Precipitation was heavier in the northern most portion of western Washington during the first event precipitation, causing the first peak in the Nooksack Basin to be greater than the second one (see Figure 6). Flow on the Nooksack at Deming reach the major flood stage during the first event, but was several feet shy of that mark during the second event. The return period of the October 17^th event on the Nooksack was around 10 years. For all of the other basins in western Washington, the peak discharge rate of the second event exceeded that of the first one. The Stillaguamish River at Arlington reached a record stage on October 21^st.

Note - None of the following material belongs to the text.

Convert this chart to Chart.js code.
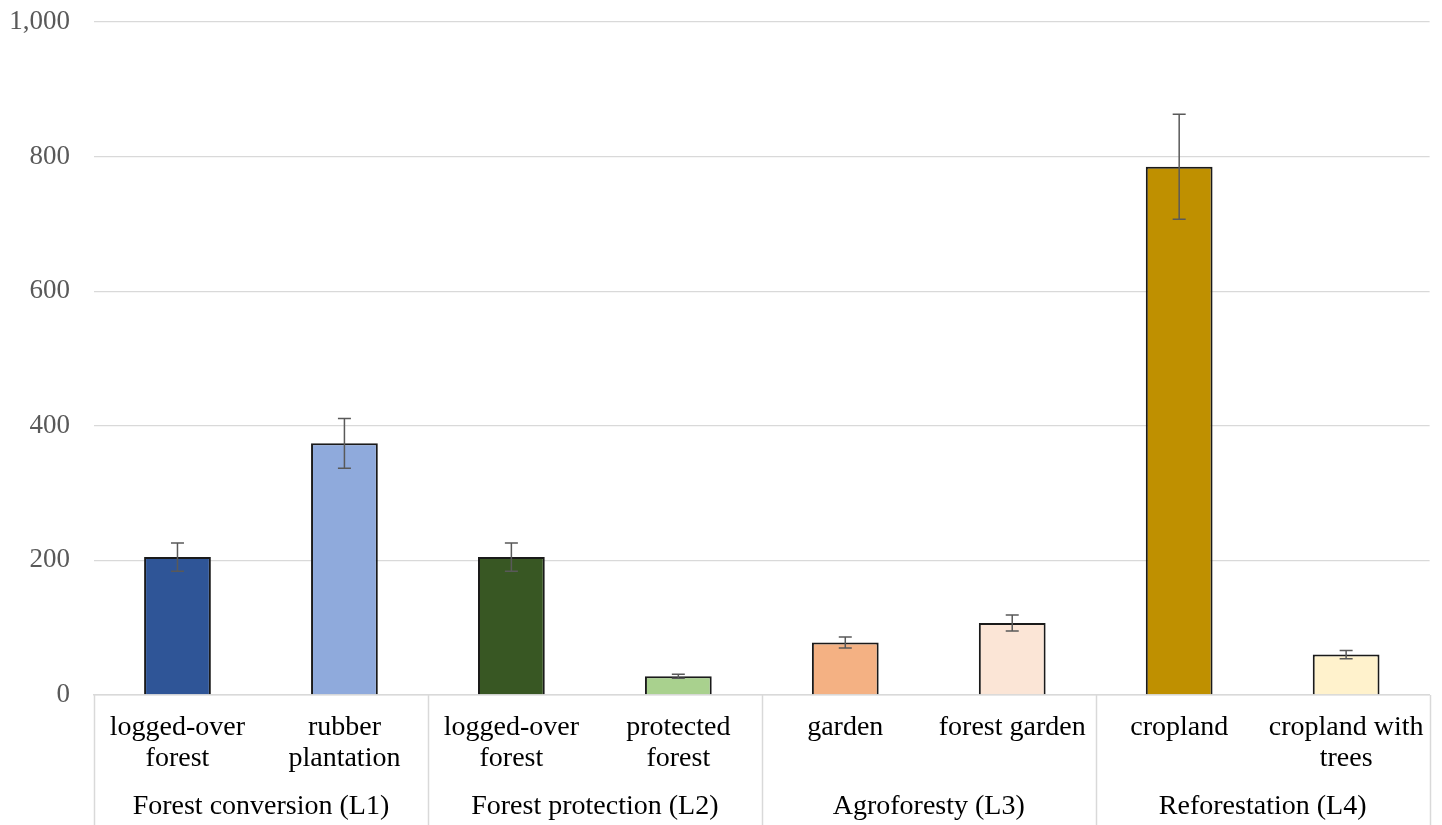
<!DOCTYPE html>
<html>
<head>
<meta charset="utf-8">
<script src="https://cdn.jsdelivr.net/npm/chart.js@4/dist/chart.umd.min.js"></script>
<style>
html,body{margin:0;padding:0;background:#fff;}
#wrap{width:1442px;height:825px;}
</style>
</head>
<body>
<div id="wrap"><canvas id="c" width="1442" height="825"></canvas></div>
<script>
const categories = [
  ['logged-over', 'forest'],
  ['rubber', 'plantation'],
  ['logged-over', 'forest'],
  ['protected', 'forest'],
  'garden',
  'forest garden',
  'cropland',
  ['cropland with', 'trees']
];
const groups = ['Forest conversion (L1)', 'Forest protection (L2)', 'Agroforesty (L3)', 'Reforestation (L4)'];
const groupSizes = [2, 2, 2, 2];
const values = [205, 374, 205, 28, 78, 107, 785, 60];
const errors = [21, 37, 21, 3, 8, 12, 78, 6];
const barColors = ['#2F5597', '#8FAADC', '#385723', '#A9D18E', '#F4B183', '#FBE5D6', '#BF9000', '#FFF2CC'];
const yTicks = [0, 200, 400, 600, 800, 1000];

const FONT = "'Liberation Serif', 'Times New Roman', serif";
const GRID = '#d9d9d9';

const errorBarPlugin = {
  id: 'errorBars',
  afterDatasetsDraw(chart) {
    const ctx = chart.ctx;
    const meta = chart.getDatasetMeta(0);
    const y = chart.scales.y;
    ctx.save();
    ctx.strokeStyle = '#595959';
    ctx.lineWidth = 1.5;
    meta.data.forEach((bar, i) => {
      const v = values[i], e = errors[i];
      const yTop = y.getPixelForValue(v + e);
      const yBot = y.getPixelForValue(v - e);
      const x = bar.x;
      const cap = 6.5;
      ctx.beginPath();
      ctx.moveTo(x, yTop); ctx.lineTo(x, yBot);
      ctx.moveTo(x - cap, yTop); ctx.lineTo(x + cap, yTop);
      ctx.moveTo(x - cap, yBot); ctx.lineTo(x + cap, yBot);
      ctx.stroke();
    });
    ctx.restore();
  }
};

const groupPlugin = {
  id: 'groupAxis',
  afterDraw(chart) {
    const ctx = chart.ctx;
    const x = chart.scales.x;
    const area = chart.chartArea;
    const bottom = chart.height;
    const step = x.getPixelForValue(1) - x.getPixelForValue(0);
    ctx.save();
    ctx.strokeStyle = GRID;
    ctx.lineWidth = 1.5;
    let idx = 0;
    const bounds = [area.left];
    groups.forEach((g, gi) => {
      const first = idx, last = idx + groupSizes[gi] - 1;
      const right = x.getPixelForValue(last) + step / 2;
      bounds.push(gi === groups.length - 1 ? area.right : right);
      const cx = (x.getPixelForValue(first) + x.getPixelForValue(last)) / 2;
      ctx.fillStyle = '#000';
      ctx.font = '28px ' + FONT;
      ctx.textAlign = 'center';
      ctx.textBaseline = 'middle';
      ctx.fillText(g, cx, 807);
      idx += groupSizes[gi];
    });
    bounds.forEach(bx => {
      ctx.beginPath();
      ctx.moveTo(Math.round(bx) + 0.5, area.bottom);
      ctx.lineTo(Math.round(bx) + 0.5, bottom);
      ctx.stroke();
    });
    ctx.restore();
  }
};

new Chart(document.getElementById('c'), {
  type: 'bar',
  data: {
    labels: categories,
    datasets: [{
      data: values,
      backgroundColor: barColors,
      borderColor: '#1a1a1a',
      borderWidth: 2,
      barPercentage: 0.4,
      categoryPercentage: 1.0
    }]
  },
  options: {
    responsive: false,
    devicePixelRatio: 1,
    animation: false,
    layout: { padding: { top: 22, right: 8, left: 0, bottom: 0 } },
    plugins: { legend: { display: false }, tooltip: { enabled: false } },
    scales: {
      x: {
        grid: { display: false, drawTicks: false },
        border: { display: true, color: GRID, width: 1.5 },
        ticks: {
          color: '#000',
          font: { family: FONT, size: 28, lineHeight: 1.08 },
          padding: 18,
          maxRotation: 0,
          autoSkip: false
        },
        afterFit(scale) { scale.height = 130; }
      },
      y: {
        min: 0,
        max: 1000,
        afterBuildTicks(scale) { scale.ticks = yTicks.map(v => ({ value: v })); },
        grid: { color: GRID, lineWidth: 1.3, drawTicks: false },
        border: { display: false },
        ticks: {
          color: '#595959',
          font: { family: FONT, size: 27 },
          padding: 24,
          callback: v => v.toLocaleString('en-US')
        },
        afterFit(scale) { scale.width = 94; scale.paddingTop = 0; scale.paddingBottom = 0; }
      }
    }
  },
  plugins: [errorBarPlugin, groupPlugin]
});
</script>
</body>
</html>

This site did not have telemetry equipment but the hydrograph was assumed to be similar to the one recorded at the gaging station located on the North Fork Stillaguamish River near Arlington (see Figure 7).

Figure 6 Flood Hydrograph for the Nooksack River at Deming.
Figure 7 Hydrograph for the North Fork Stillaguamish River near Arlington.

 

In the Skagit River Basin, record floods were recorded at several sites during the October 21^st event. Ross Reservoir inflow peaked at 53,000 cfs, which was the largest inflow recorded since the dam was constructed in 1956 (see Figure 8). The Sauk River near Sauk (flood hydrograph not displayed) also recorded the largest flow in it 73 year record and it was computed to have a 100 year return period. At Concrete, the Skagit River peaked at 42.2 feet or 14.2 feet above flood stage (see Figure 13), which was the largest event in its 77 year record.

Figure 8 Inflow Hydrograph for Ross Reservoir.
Figure 9 Flood Hydrograph for the Skagit River near Mount Vernon.

None of the rivers in the Snohomish Basin reached flood stage during the first event, but the heavy rainfall on October 21^st rapidly push many of the NWS river forecast sites above flood stage. Figure 10 shows the rapid rise of the Snohomish River near Monroe, which was one of the downstream forecast points. The 25 year return period computed for the Skykomish River near Goldbar had the largest response in the Snohomish Basin. The Skokomish River responded

Figure 10 Flood Hydrograph for the Snohomish River near Monroe.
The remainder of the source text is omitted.